Tue | Sep 28, 2021

Lascelve ‘Muggy’ Graham | We are not serious about education

Published:Thursday | July 29, 2021 | 12:06 AMLascelve Graham/Guest Columnist

IS JAMAICA leadership serious about quality education for all our children? The answer to that question is a resounding no.

Our leaders are certainly not serious, whether we are considering political, private sector, public sector, educators or alumni of our schools. What they are all very serious about, without a doubt, are sports, entertainment and religion Since a country excels at what it celebrates, we do brilliantly at sports and entertainment, and religion is as strong as ever, as education languishes in the doldrums and the masses of our people continue to suffer, uneducated, ignorant and readily manipulated, and denied quality education.

For umpteen years, there have been cries--as if in the wilderness--about education being in crisis.

In more recent times, on April 8, 2018, Professor Don Robotham, in a Gleaner article, screamed, ‘Crisis in high school education!’ Subsequent to that, a captain of industry in Jamaica, Douglas Orane, called for the end to education apartheid in the country.

Added to the above, then Minister of Education Ruel Reid disclosed that 67 per cent of Jamaica’s workforce have no secondary certification. In July 2018, the Ministry of Labour and Social Security announced that only 8,703 of the 34,885 students who completed fifth form in 2017 obtained five subjects, including mathematics and English language. We can go on and on about the deficiencies of the education system.

There have been myriad studies done on education and the education system in Jamaica. There have been a number of commissions that have looked in-depth at education and presented recommendations as to solutions to the problems. Our educators have travelled the world looking at how countries have moved their education systems from the bottom of the pile to the top.

Recently, Professor Clinton Hutton, in an Observer article on June 6, 2021, ‘Confronting crime---Part 2’, disclosed, among other things, that “It takes over 60 times the amount of money to keep a young man in prison annually, than in school.
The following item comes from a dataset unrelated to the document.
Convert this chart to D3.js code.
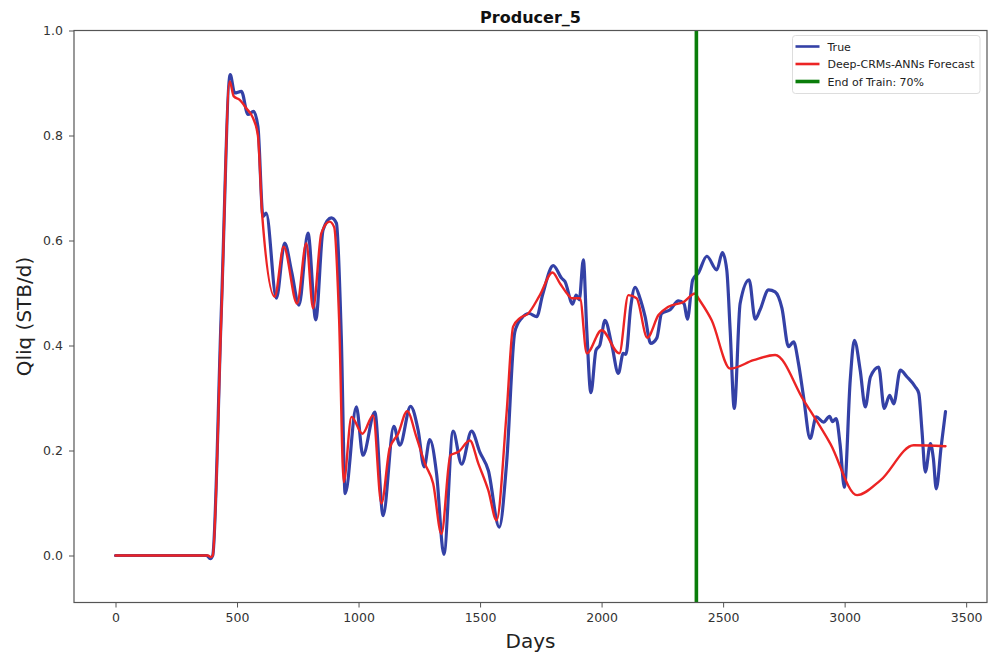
<!DOCTYPE html>
<html>
<head>
<meta charset="utf-8">
<script src="https://cdn.jsdelivr.net/npm/d3@7"></script>
<style>
  html, body { margin: 0; padding: 0; background: #fff; }
  svg { display: block; font-family: "DejaVu Sans", sans-serif; }
</style>
</head>
<body>
<svg id="chart" width="998" height="659"></svg>
<script>
// Producer_5 liquid rate: observed vs. Deep-CRMs-ANNs forecast
const chartTitle = "Producer_5";
const xTicks = [0, 500, 1000, 1500, 2000, 2500, 3000, 3500];
const yTicks = [0.0, 0.2, 0.4, 0.6, 0.8, 1.0];
const trainEndDay = 2390;

const trueDays = [0, 200, 375, 390, 400, 435, 472, 490, 518, 545, 568, 586, 607, 620, 662, 696, 725, 755, 792, 824, 854, 888, 909, 929, 945,
  991, 1018, 1067, 1101, 1145, 1170, 1214, 1245, 1270, 1293, 1321, 1351, 1389, 1424, 1465, 1499, 1534, 1579, 1609, 1643, 1671, 1702, 1733,
  1757, 1801, 1836, 1849, 1881, 1895, 1908, 1925, 1939, 1956, 1977, 1993, 2014, 2042, 2069, 2089, 2100, 2120, 2138, 2158, 2179, 2202,
  2227, 2247, 2282, 2316, 2339, 2353, 2375, 2398, 2433, 2474, 2497, 2515, 2529, 2546, 2570, 2607, 2632, 2652, 2687, 2714, 2742, 2769,
  2790, 2810, 2831, 2858, 2883, 2913, 2938, 2950, 2965, 2981, 2999, 3023, 3040, 3064, 3085, 3106, 3140, 3163, 3185, 3202, 3229, 3257,
  3291, 3305, 3318, 3332, 3353, 3365, 3377, 3397, 3415];
const trueValues = [0, 0, 0, -0.006, 0.0, 0.46, 0.916, 0.881, 0.884, 0.840, 0.846, 0.817, 0.646, 0.652, 0.490, 0.595, 0.540, 0.477, 0.614, 0.449, 0.620, 0.643, 0.633, 0.417, 0.118,
  0.283, 0.191, 0.273, 0.076, 0.246, 0.210, 0.284, 0.239, 0.169, 0.221, 0.156, 0.002, 0.237, 0.174, 0.237, 0.197, 0.162, 0.054, 0.175, 0.426, 0.452, 0.461, 0.455,
  0.496, 0.552, 0.528, 0.522, 0.479, 0.496, 0.487, 0.563, 0.429, 0.310, 0.391, 0.401, 0.448, 0.401, 0.347, 0.385, 0.383, 0.474, 0.511, 0.490, 0.455, 0.404,
  0.414, 0.461, 0.468, 0.485, 0.480, 0.450, 0.525, 0.538, 0.570, 0.544, 0.577, 0.544, 0.429, 0.280, 0.480, 0.525, 0.450, 0.468, 0.506, 0.502, 0.471, 0.398,
  0.407, 0.366, 0.302, 0.223, 0.264, 0.254, 0.265, 0.255, 0.261, 0.213, 0.130, 0.334, 0.410, 0.353, 0.283, 0.340, 0.359, 0.280, 0.305, 0.289, 0.353, 0.340,
  0.321, 0.309, 0.239, 0.159, 0.213, 0.185, 0.127, 0.207, 0.274];

const forecastDays = [0, 200, 380, 392, 400, 435, 470, 486, 511, 538, 566, 586, 604, 655, 692, 747, 785, 813, 847, 881, 900, 920, 939,
  971, 1016, 1060, 1094, 1128, 1163, 1200, 1238, 1273, 1307, 1341, 1378, 1410, 1458, 1493, 1534, 1568, 1609, 1636, 1664, 1698, 1746,
  1798, 1829, 1863, 1877, 1911, 1939, 2000, 2073, 2110, 2144, 2188, 2234, 2275, 2337, 2385, 2398, 2453, 2529, 2625, 2714, 2831, 2941,
  3051, 3147, 3284, 3415];
const forecastValues = [0, 0, 0, -0.003, 0, 0.45, 0.903, 0.875, 0.868, 0.852, 0.833, 0.800, 0.646, 0.493, 0.588, 0.480, 0.595, 0.471, 0.614, 0.636, 0.625, 0.450, 0.140,
  0.264, 0.232, 0.267, 0.099, 0.204, 0.232, 0.275, 0.226, 0.175, 0.137, 0.041, 0.191, 0.197, 0.219, 0.175, 0.124, 0.067, 0.271, 0.436, 0.452, 0.461, 0.496,
  0.539, 0.518, 0.496, 0.490, 0.490, 0.385, 0.429, 0.385, 0.496, 0.490, 0.415, 0.458, 0.474, 0.483, 0.499, 0.490, 0.448, 0.356, 0.372, 0.382, 0.296, 0.213,
  0.115, 0.143, 0.210, 0.208];

const seriesNames = ["True", "Deep-CRMs-ANNs Forecast", "End of Train: 70%"];
const seriesColors = ["#3441a6", "#ec2424", "#0a7d0a"];

const svg = d3.select("#chart");
const plot = { left: 74, top: 30.5, right: 987, bottom: 602.5 };

const x = d3.scaleLinear().domain([-170.75, 3585.75]).range([plot.left, plot.right]);
const y = d3.scaleLinear().domain([-0.0895, 1.0]).range([plot.bottom, plot.top]);

const axisColor = "#555";
const tickTextColor = "#333";

// data lines
const trueData = trueDays.map((d, i) => [d, trueValues[i]]);
const forecastData = forecastDays.map((d, i) => [d, forecastValues[i]]);
const line = d3.line().x(d => x(d[0])).y(d => y(d[1])).curve(d3.curveMonotoneX);

svg.append("path").datum(trueData)
  .attr("d", line).attr("fill", "none")
  .attr("stroke", seriesColors[0]).attr("stroke-width", 3.2)
  .attr("stroke-linejoin", "round").attr("stroke-linecap", "round");

svg.append("path").datum(forecastData)
  .attr("d", line).attr("fill", "none")
  .attr("stroke", seriesColors[1]).attr("stroke-width", 2.4)
  .attr("stroke-linejoin", "round").attr("stroke-linecap", "round");

// end of training marker
svg.append("line")
  .attr("x1", x(trainEndDay)).attr("x2", x(trainEndDay))
  .attr("y1", plot.top).attr("y2", plot.bottom)
  .attr("stroke", seriesColors[2]).attr("stroke-width", 3.6);

// axes
const xAxis = d3.axisBottom(x).tickValues(xTicks).tickFormat(d3.format("d")).tickSize(5).tickPadding(6);
const yAxis = d3.axisLeft(y).tickValues(yTicks).tickFormat(d3.format(".1f")).tickSize(5).tickPadding(6);

const gx = svg.append("g").attr("transform", `translate(0,${plot.bottom})`).call(xAxis);
const gy = svg.append("g").attr("transform", `translate(${plot.left},0)`).call(yAxis);
[gx, gy].forEach(g => {
  g.select(".domain").remove();
  g.selectAll(".tick line").attr("stroke", axisColor).attr("stroke-width", 1);
  g.selectAll(".tick text").attr("fill", tickTextColor)
    .style("font-family", "'DejaVu Sans', sans-serif").style("font-size", "12.5px");
});

// frame
svg.append("rect")
  .attr("x", plot.left).attr("y", plot.top)
  .attr("width", plot.right - plot.left).attr("height", plot.bottom - plot.top)
  .attr("fill", "none").attr("stroke", axisColor).attr("stroke-width", 1.2);

// labels
svg.append("text").attr("x", (plot.left + plot.right) / 2).attr("y", 23)
  .attr("text-anchor", "middle").attr("font-weight", "bold").attr("font-size", 16)
  .attr("fill", "#111").text(chartTitle);

svg.append("text").attr("x", (plot.left + plot.right) / 2).attr("y", 648)
  .attr("text-anchor", "middle").attr("font-size", 20).attr("fill", "#222").text("Days");

svg.append("text")
  .attr("transform", `translate(31,${(plot.top + plot.bottom) / 2}) rotate(-90)`)
  .attr("text-anchor", "middle").attr("font-size", 20).attr("fill", "#222").text("Qliq (STB/d)");

// legend
const legend = svg.append("g").attr("transform", "translate(792.5,35.5)");
legend.append("rect").attr("width", 187.5).attr("height", 58).attr("rx", 3)
  .attr("fill", "#fff").attr("stroke", "#ddd").attr("stroke-width", 1);
seriesNames.forEach((name, i) => {
  const yy = 11 + i * 17.5;
  legend.append("line").attr("x1", 3).attr("x2", 27).attr("y1", yy).attr("y2", yy)
    .attr("stroke", seriesColors[i]).attr("stroke-width", i === 2 ? 3.6 : 2.6);
  legend.append("text").attr("x", 35).attr("y", yy + 4)
    .attr("font-size", 11).attr("fill", "#222").text(name);
});
</script>
</body>
</html>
Put another way, what it takes to keep a young man in prison for one year, could keep over 60 young men in school for the same length of time.”

Professor Densil Williams of the Mona School of Business at The University of the West Indies has spoken and written ad nauseam about the need for greater investment in education and the many economic positives that would redound to the benefit of the society. Dr Canute Thompson and many others, including Ralston Hyman and Dr Michael Witter, economists, have consistently lamented the inadequacies of our education system.
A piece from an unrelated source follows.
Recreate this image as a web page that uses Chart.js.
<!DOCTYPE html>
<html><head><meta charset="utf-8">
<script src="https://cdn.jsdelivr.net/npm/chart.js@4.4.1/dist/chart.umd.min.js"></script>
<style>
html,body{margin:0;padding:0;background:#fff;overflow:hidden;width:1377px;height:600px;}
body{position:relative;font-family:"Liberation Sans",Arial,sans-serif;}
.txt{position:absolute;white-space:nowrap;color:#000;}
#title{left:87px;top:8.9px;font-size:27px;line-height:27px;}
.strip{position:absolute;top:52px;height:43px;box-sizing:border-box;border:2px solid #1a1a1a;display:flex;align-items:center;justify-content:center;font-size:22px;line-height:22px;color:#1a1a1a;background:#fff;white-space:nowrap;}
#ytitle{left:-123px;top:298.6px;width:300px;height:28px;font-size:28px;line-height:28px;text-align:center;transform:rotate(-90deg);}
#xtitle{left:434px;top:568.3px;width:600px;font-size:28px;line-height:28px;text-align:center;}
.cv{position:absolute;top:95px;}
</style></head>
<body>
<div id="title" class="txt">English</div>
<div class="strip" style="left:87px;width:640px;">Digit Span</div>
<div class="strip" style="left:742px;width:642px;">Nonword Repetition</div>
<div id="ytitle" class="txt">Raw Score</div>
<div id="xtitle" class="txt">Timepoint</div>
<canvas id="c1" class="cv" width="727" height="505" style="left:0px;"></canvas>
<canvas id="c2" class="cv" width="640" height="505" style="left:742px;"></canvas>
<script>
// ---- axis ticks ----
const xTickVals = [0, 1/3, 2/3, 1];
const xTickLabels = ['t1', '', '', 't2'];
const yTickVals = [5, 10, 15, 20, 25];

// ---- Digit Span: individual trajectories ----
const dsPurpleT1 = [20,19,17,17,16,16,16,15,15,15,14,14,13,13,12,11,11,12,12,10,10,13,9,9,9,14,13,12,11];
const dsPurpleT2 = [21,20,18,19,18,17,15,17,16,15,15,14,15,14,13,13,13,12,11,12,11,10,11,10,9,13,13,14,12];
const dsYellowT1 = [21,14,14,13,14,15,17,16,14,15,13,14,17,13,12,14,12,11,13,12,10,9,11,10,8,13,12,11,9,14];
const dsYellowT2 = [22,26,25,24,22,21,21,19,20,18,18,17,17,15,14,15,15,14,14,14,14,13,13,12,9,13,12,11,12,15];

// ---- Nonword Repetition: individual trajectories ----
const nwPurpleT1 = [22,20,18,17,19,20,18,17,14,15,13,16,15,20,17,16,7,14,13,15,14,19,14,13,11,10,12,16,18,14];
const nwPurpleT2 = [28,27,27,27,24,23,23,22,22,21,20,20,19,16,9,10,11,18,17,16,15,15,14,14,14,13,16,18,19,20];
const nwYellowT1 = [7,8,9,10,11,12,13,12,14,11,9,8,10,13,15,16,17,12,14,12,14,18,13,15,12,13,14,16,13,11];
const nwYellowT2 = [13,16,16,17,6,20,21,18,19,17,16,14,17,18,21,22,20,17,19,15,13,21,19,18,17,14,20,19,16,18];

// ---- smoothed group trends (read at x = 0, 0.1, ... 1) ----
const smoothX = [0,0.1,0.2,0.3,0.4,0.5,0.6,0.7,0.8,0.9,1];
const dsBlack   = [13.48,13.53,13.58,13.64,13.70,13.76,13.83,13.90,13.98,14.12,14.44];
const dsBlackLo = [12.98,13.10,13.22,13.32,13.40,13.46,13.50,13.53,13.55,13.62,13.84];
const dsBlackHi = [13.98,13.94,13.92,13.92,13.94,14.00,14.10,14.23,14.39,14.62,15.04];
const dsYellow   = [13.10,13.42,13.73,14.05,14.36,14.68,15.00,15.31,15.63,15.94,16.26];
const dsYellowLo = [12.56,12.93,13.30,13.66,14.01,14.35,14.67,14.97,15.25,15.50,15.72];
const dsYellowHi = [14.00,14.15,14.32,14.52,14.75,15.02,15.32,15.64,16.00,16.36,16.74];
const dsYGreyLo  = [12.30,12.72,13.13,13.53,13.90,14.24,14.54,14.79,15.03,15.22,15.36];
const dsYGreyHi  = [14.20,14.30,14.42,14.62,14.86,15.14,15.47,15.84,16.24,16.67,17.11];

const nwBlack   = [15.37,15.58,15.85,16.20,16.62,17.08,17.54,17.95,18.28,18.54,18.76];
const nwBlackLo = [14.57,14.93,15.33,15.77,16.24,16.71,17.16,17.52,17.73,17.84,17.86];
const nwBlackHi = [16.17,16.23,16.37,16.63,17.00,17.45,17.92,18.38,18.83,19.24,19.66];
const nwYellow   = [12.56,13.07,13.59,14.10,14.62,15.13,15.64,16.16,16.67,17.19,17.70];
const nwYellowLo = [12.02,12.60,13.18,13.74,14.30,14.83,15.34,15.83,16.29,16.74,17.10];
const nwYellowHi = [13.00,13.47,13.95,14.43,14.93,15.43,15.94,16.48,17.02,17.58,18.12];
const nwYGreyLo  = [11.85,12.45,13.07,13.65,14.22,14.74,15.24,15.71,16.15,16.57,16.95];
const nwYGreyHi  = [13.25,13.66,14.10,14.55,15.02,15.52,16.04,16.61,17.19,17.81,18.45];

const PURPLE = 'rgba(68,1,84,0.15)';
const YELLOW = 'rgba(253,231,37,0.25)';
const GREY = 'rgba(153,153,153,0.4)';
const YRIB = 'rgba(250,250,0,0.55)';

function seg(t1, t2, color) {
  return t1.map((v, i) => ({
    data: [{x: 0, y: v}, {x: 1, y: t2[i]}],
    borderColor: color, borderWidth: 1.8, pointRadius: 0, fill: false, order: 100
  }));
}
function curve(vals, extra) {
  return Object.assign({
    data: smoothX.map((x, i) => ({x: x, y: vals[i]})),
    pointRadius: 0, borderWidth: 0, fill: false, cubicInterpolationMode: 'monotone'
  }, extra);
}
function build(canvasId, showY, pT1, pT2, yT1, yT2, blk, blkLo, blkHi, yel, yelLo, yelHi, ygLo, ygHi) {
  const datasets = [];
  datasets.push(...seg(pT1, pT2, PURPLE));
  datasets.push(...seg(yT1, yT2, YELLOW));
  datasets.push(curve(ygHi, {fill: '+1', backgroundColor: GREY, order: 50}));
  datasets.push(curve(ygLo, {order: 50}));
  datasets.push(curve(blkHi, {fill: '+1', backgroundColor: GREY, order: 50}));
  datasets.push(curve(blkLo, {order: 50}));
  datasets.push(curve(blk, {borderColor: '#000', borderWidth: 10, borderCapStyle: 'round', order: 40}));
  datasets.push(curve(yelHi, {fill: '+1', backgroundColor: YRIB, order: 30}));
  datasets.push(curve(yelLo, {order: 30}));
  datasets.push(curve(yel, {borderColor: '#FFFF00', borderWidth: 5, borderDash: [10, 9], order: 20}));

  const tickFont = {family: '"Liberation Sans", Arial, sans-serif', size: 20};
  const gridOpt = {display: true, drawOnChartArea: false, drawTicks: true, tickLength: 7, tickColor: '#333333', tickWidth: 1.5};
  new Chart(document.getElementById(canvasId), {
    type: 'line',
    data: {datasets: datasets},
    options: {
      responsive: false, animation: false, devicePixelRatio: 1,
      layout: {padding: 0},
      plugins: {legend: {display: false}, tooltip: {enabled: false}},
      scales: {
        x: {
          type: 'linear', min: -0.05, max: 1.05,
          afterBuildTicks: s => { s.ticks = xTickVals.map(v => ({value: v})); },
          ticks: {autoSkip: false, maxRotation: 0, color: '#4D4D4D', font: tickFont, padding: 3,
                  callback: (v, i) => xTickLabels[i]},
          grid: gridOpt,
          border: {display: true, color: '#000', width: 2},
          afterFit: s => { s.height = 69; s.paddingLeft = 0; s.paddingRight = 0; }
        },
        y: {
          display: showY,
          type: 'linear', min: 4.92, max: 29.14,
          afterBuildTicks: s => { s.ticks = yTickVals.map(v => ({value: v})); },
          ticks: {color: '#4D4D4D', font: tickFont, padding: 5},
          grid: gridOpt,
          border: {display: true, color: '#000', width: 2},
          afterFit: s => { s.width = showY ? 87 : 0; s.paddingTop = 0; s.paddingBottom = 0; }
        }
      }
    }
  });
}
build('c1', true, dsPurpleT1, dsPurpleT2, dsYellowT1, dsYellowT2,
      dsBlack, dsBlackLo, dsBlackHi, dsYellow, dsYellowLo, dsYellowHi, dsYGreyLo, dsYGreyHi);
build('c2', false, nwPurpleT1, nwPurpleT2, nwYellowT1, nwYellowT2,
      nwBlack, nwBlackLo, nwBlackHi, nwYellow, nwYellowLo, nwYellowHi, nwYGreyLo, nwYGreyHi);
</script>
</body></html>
I must confess, though, that I felt as if the wind was hit out of me by a devastating abdominal punch, my knees buckled, I was floored, when I read The Gleaner article of June 4, 2021, headlined ‘PM: Inequalities in education hurting country’.

I couldn’t believe it! Here was my champion, the boss, the most powerful person in Jamaica, the former minister of education, the top man on whom we are depending to initiate, energise and lead the charge to make the long-overdue, radical changes needed in the drive to deliver quality education to all the children of Jamaica, at this late stage, making a trite observation and tamely lamenting the deficiencies in the education system!

I had read the article hoping that the idea expressed in the headline was the introduction to some hint, at least, by my prime minister of radical, disruptive changes in the pipeline, which would put us on the road to correcting these inequities, which have always been with us and which are well known. However, this was not to be. It was the same ol’ same ol’.

It was like a football captain after 70 minutes of a 90-minute game had elapsed, exclaiming, “The opposing team is trying to prevent us from scoring.” Oh really? A little late in the game to realise that! It was almost like the fox looking at the chickens and saying they are in danger. He is the one to do something about that!

Our leaders, while mouthing nice-sounding phrases like, “All children can learn, all children must learn,” operate at the fringes, implementing incremental changes which maintain the status quo and leave the lives and futures of the overwhelming majority of our children unaffected, hopeless, and as wretched as before. Is violence the only motivator for our leadership? Is violence the only answer?

We must start making radical changes to our education system now! We need to make education paramount, national priority number one, and be prepared to make the sacrifices necessary for our schools to deliver quality education to the overwhelming majority of our children. We must start with the foundation and invest much more than we now do in early-childhood education. We have to attract some of our brightest and best to teaching at this level, and give them the support necessary for laying the foundation for quality education and socialisation. This must be continued through to the primary level, where the brightest and those requiring more attention are still mixed, so that all will be well prepared for secondary education.

Our educators have the answers! We don’t need any more research or further studies to get started or accelerate the process! We must get going now. There’s no more room for posturing. Lamentations by those with their hands on the levers of power will solve nothing! They need to implement, they need to act now.